## Start
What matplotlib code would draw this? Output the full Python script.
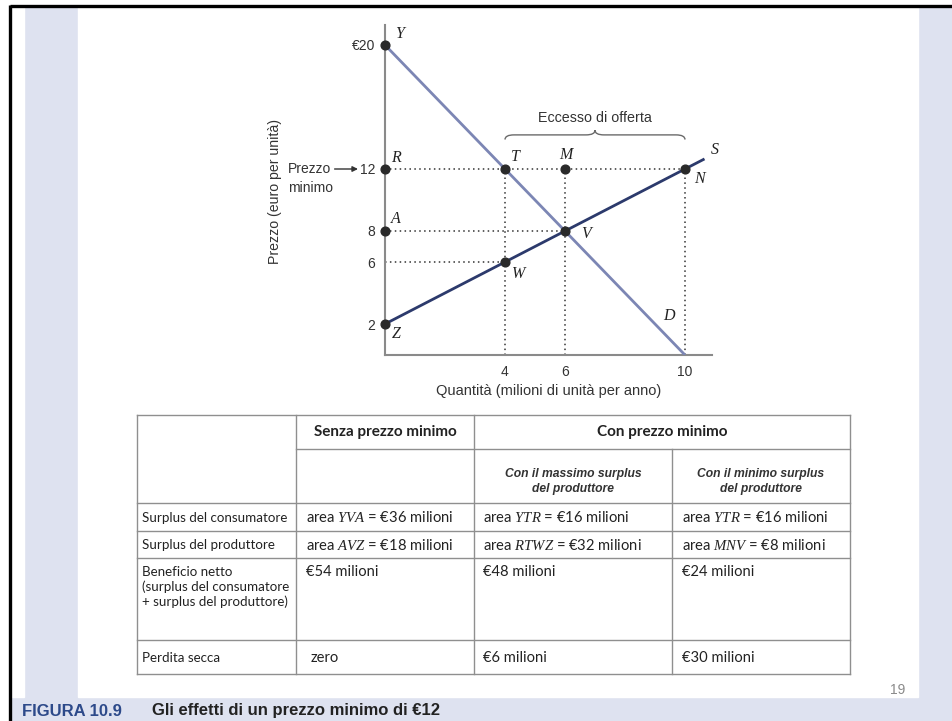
import matplotlib
matplotlib.use("Agg")
import matplotlib.pyplot as plt
from matplotlib.patches import Rectangle, PathPatch
from matplotlib.path import Path

plt.rcParams['font.family'] = ['Liberation Sans', 'DejaVu Sans']
plt.rcParams['mathtext.fontset'] = 'custom'
plt.rcParams['mathtext.it'] = 'Liberation Serif:italic'
plt.rcParams['mathtext.rm'] = 'Liberation Serif'

# ---------------- data ----------------
demand_q = [0, 10]
demand_p = [20, 0]
supply_q = [0, 10.65]
supply_p = [2, 12.65]

points = {  # name: (quantity, price)
    'Y': (0, 20), 'R': (0, 12), 'A': (0, 8), 'Z': (0, 2),
    'T': (4, 12), 'M': (6, 12), 'N': (10, 12), 'V': (6, 8), 'W': (4, 6),
}
label_offsets_px = {
    'Y': (15, 11), 'R': (11, 11), 'A': (11, 12), 'Z': (11, -10),
    'T': (10, 12), 'M': (1, 14), 'N': (14, -10), 'V': (21, -3), 'W': (14, -12),
}
price_floor = 12
yticks = [2, 6, 8, 12, 20]
ytick_labels = ['2', '6', '8', '12', '€20']
xticks = [4, 6, 10]
xtick_labels = ['4', '6', '10']

row_labels = ["Surplus del consumatore", "Surplus del produttore",
              "Beneficio netto\n(surplus del consumatore\n+ surplus del produttore)",
              "Perdita secca"]
col_senza = ["area $YVA$ = €36 milioni", "area $AVZ$ = €18 milioni", "€54 milioni", "zero"]
col_max = ["area $YTR$ = €16 milioni", "area $RTWZ$ = €32 milioni", "€48 milioni", "€6 milioni"]
col_min = ["area $YTR$ = €16 milioni", "area $MNV$ = €8 milioni", "€24 milioni", "€30 milioni"]
header_top = ["Senza prezzo minimo", "Con prezzo minimo"]
header_sub = ["Con il massimo surplus\ndel produttore", "Con il minimo surplus\ndel produttore"]

W, H = 953, 721
fig = plt.figure(figsize=(W / 100, H / 100), dpi=100)
fig.patch.set_facecolor('#dee2f0')

# ---------------- background / page ----------------
bg = fig.add_axes([0, 0, 1, 1])
bg.set_xlim(0, W)
bg.set_ylim(H, 0)
bg.axis('off')
bg.add_patch(Rectangle((0, 0), W, 5, color='white', zorder=0))
bg.add_patch(Rectangle((0, 0), 10, H, color='white', zorder=0))
bg.add_patch(Rectangle((12, 7), 12, 690, color='white', zorder=0))
bg.add_patch(Rectangle((78, 7), 840, 690, color='white', zorder=0))
bg.plot([10, W], [5.5, 5.5], color='black', lw=2.4, solid_capstyle='butt')
bg.plot([10.5, 10.5], [5, H], color='black', lw=2.4, solid_capstyle='butt')

# ---------------- table ----------------
lc = '#8f8f8f'
x0, x1, x2, x3, x4 = 137, 296, 474, 672, 850
ys = [415, 449, 503, 530.5, 558, 639.5, 674]
tl = dict(color=lc, lw=1.0)
bg.plot([x0, x4], [ys[0], ys[0]], **tl)
bg.plot([x1, x4], [ys[1], ys[1]], **tl)
for yy in ys[2:]:
    bg.plot([x0, x4], [yy, yy], **tl)
for xx in (x0, x1, x2, x4):
    bg.plot([xx, xx], [ys[0], ys[-1]], **tl)
bg.plot([x3, x3], [ys[1], ys[-1]], **tl)

body_font = ['Lato', 'DejaVu Sans']
bg.text((x1 + x2) / 2, 432, header_top[0], ha='center', va='center', fontsize=11,
        fontweight='bold', family=body_font, color='#222222')
bg.text((x2 + x4) / 2, 432, header_top[1], ha='center', va='center', fontsize=11,
        fontweight='bold', family=body_font, color='#222222')
for cx, txt in zip(((x2 + x3) / 2, (x3 + x4) / 2), header_sub):
    for k, line in enumerate(txt.split('\n')):
        bg.text(cx, 474 + 15 * k, line, ha='center', va='center', fontsize=8.7,
                fontweight='bold', style='italic', color='#333333')

row_y = [517.5, 545, 572, 657.5]
for r, lab in enumerate(row_labels):
    for k, line in enumerate(lab.split('\n')):
        bg.text(142.5, row_y[r] + 15 * k, line, ha='left', va='center', fontsize=9.6,
                family=body_font, color='#222222')
for cx, col in zip((306.5, 483, 682), (col_senza, col_max, col_min)):
    for r, txt in enumerate(col):
        bg.text(cx + (4 if txt == 'zero' else 0), row_y[r], txt, ha='left', va='center',
                fontsize=10.6, family=body_font, color='#222222')

# caption and page number
bg.text(22, 711, "FIGURA 10.9", ha='left', va='center', fontsize=12, fontweight='bold',
        color='#2d4a8a')
bg.text(152, 711, "Gli effetti di un prezzo minimo di €12", ha='left', va='center',
        fontsize=12, fontweight='bold', color='#222222')
bg.text(898, 690, "19", ha='center', va='center', fontsize=10, color='#8a8a8a')

# ---------------- chart ----------------
px0, py0 = 385, 355      # pixel of (0,0)
sx, sy = 30.0, 15.5      # pixels per unit
xmax, ymax = 10.9, 21.3
ax = fig.add_axes([px0 / W, 1 - py0 / H, xmax * sx / W, ymax * sy / H])
ax.set_xlim(0, xmax)
ax.set_ylim(0, ymax)
ax.patch.set_alpha(0)
for s in ('top', 'right'):
    ax.spines[s].set_visible(False)
for s in ('left', 'bottom'):
    ax.spines[s].set_color('#8a8a8a')
    ax.spines[s].set_linewidth(1.5)
ax.set_xticks(xticks)
ax.set_xticklabels(xtick_labels)
ax.set_yticks(yticks)
ax.set_yticklabels(ytick_labels)
ax.tick_params(length=0, labelsize=10, colors='#333333')
ax.tick_params(axis='y', pad=7)
ax.tick_params(axis='x', pad=7)

dot = dict(color='#333333', ls=(0, (1, 2.2)), lw=1.1)
Tq, Tp = points['T']
Mq, Mp = points['M']
Nq, Np = points['N']
Vq, Vp = points['V']
Wq, Wp = points['W']
ax.plot([0, Nq], [price_floor, price_floor], **dot)
ax.plot([0, Vq], [Vp, Vp], **dot)
ax.plot([0, Wq], [Wp, Wp], **dot)
ax.plot([Tq, Tq], [0, Tp], **dot)
ax.plot([Mq, Mq], [0, Mp], **dot)
ax.plot([Nq, Nq], [0, Np], **dot)

ax.plot(demand_q, demand_p, color='#7c86b4', lw=2.0, solid_capstyle='butt', zorder=3)
ax.plot(supply_q, supply_p, color='#2c3a6c', lw=2.0, solid_capstyle='butt', zorder=3)

for name, (q, p) in points.items():
    ax.plot(q, p, 'o', color='#2a2a2a', ms=6.3, clip_on=False, zorder=5)
    dx, dy = label_offsets_px[name]
    ax.annotate(name, (q, p), xytext=(dx * 0.72, dy * 0.72), textcoords='offset points',
                ha='center', va='center', fontsize=11.5, family='Liberation Serif',
                style='italic', color='#222222', annotation_clip=False)
ax.text(9.48, 2.5, 'D', ha='center', va='center', fontsize=11.5, family='Liberation Serif',
        style='italic', color='#222222')
ax.text(11.0, 13.2, 'S', ha='center', va='center', fontsize=11.5, family='Liberation Serif',
        style='italic', color='#222222', clip_on=False)

# brace + excess supply
bx0, bx1, bm = Tq, Nq, (Tq + Nq) / 2
yb, yl, yt = 13.9, 14.2, 14.5
verts = [(bx0, yb), (bx0, yl), (bx0 + 0.3, yl), (bm - 0.3, yl), (bm, yl), (bm, yt),
         (bm, yl), (bm + 0.3, yl), (bx1 - 0.3, yl), (bx1, yl), (bx1, yb)]
codes = [Path.MOVETO, Path.CURVE3, Path.CURVE3, Path.LINETO, Path.CURVE3, Path.CURVE3,
         Path.CURVE3, Path.CURVE3, Path.LINETO, Path.CURVE3, Path.CURVE3]
ax.add_patch(PathPatch(Path(verts, codes), fill=False, edgecolor='#6a6a6a', lw=1.0,
                       clip_on=False))
ax.text(bm, 15.3, 'Eccesso di offerta', ha='center', va='center', fontsize=10.3,
        color='#333333')

# price floor annotation
ax.text(-3.23, 12, 'Prezzo', ha='left', va='center', fontsize=10, color='#333333',
        clip_on=False)
ax.text(-3.23, 10.8, 'minimo', ha='left', va='center', fontsize=10, color='#333333',
        clip_on=False)
ax.annotate('', xy=(-0.9, 12), xytext=(-1.68, 12),
            arrowprops=dict(arrowstyle='-|>', color='#333333', lw=1.0,
                            mutation_scale=8, shrinkA=0, shrinkB=0),
            annotation_clip=False)

ax.set_xlabel('Quantità (milioni di unità per anno)', fontsize=10.5, color='#333333')
ax.xaxis.set_label_coords((549 - px0) / (xmax * sx), (py0 - 384) / (ymax * sy))
ax.xaxis.label.set_va('top')
ax.text((275 - px0) / (xmax * sx), (py0 - 192) / (ymax * sy), 'Prezzo (euro per unità)',
        transform=ax.transAxes, rotation=90, ha='center', va='center', fontsize=10.2,
        color='#333333')

fig.savefig('out.png', dpi=100, facecolor=fig.get_facecolor())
## End
Write out again exactly the lines from the start of the data above through the line containing "fig.patch.set_facecolor('#dee2f0')", inclusive, excluding any pictures.

■ **EXERCISE RESULT**:
What matplotlib code would draw this? Output the full Python script.
import matplotlib
matplotlib.use("Agg")
import matplotlib.pyplot as plt
from matplotlib.patches import Rectangle, PathPatch
from matplotlib.path import Path

plt.rcParams['font.family'] = ['Liberation Sans', 'DejaVu Sans']
plt.rcParams['mathtext.fontset'] = 'custom'
plt.rcParams['mathtext.it'] = 'Liberation Serif:italic'
plt.rcParams['mathtext.rm'] = 'Liberation Serif'

# ---------------- data ----------------
demand_q = [0, 10]
demand_p = [20, 0]
supply_q = [0, 10.65]
supply_p = [2, 12.65]

points = {  # name: (quantity, price)
    'Y': (0, 20), 'R': (0, 12), 'A': (0, 8), 'Z': (0, 2),
    'T': (4, 12), 'M': (6, 12), 'N': (10, 12), 'V': (6, 8), 'W': (4, 6),
}
label_offsets_px = {
    'Y': (15, 11), 'R': (11, 11), 'A': (11, 12), 'Z': (11, -10),
    'T': (10, 12), 'M': (1, 14), 'N': (14, -10), 'V': (21, -3), 'W': (14, -12),
}
price_floor = 12
yticks = [2, 6, 8, 12, 20]
ytick_labels = ['2', '6', '8', '12', '€20']
xticks = [4, 6, 10]
xtick_labels = ['4', '6', '10']

row_labels = ["Surplus del consumatore", "Surplus del produttore",
              "Beneficio netto\n(surplus del consumatore\n+ surplus del produttore)",
              "Perdita secca"]
col_senza = ["area $YVA$ = €36 milioni", "area $AVZ$ = €18 milioni", "€54 milioni", "zero"]
col_max = ["area $YTR$ = €16 milioni", "area $RTWZ$ = €32 milioni", "€48 milioni", "€6 milioni"]
col_min = ["area $YTR$ = €16 milioni", "area $MNV$ = €8 milioni", "€24 milioni", "€30 milioni"]
header_top = ["Senza prezzo minimo", "Con prezzo minimo"]
header_sub = ["Con il massimo surplus\ndel produttore", "Con il minimo surplus\ndel produttore"]

W, H = 953, 721
fig = plt.figure(figsize=(W / 100, H / 100), dpi=100)
fig.patch.set_facecolor('#dee2f0')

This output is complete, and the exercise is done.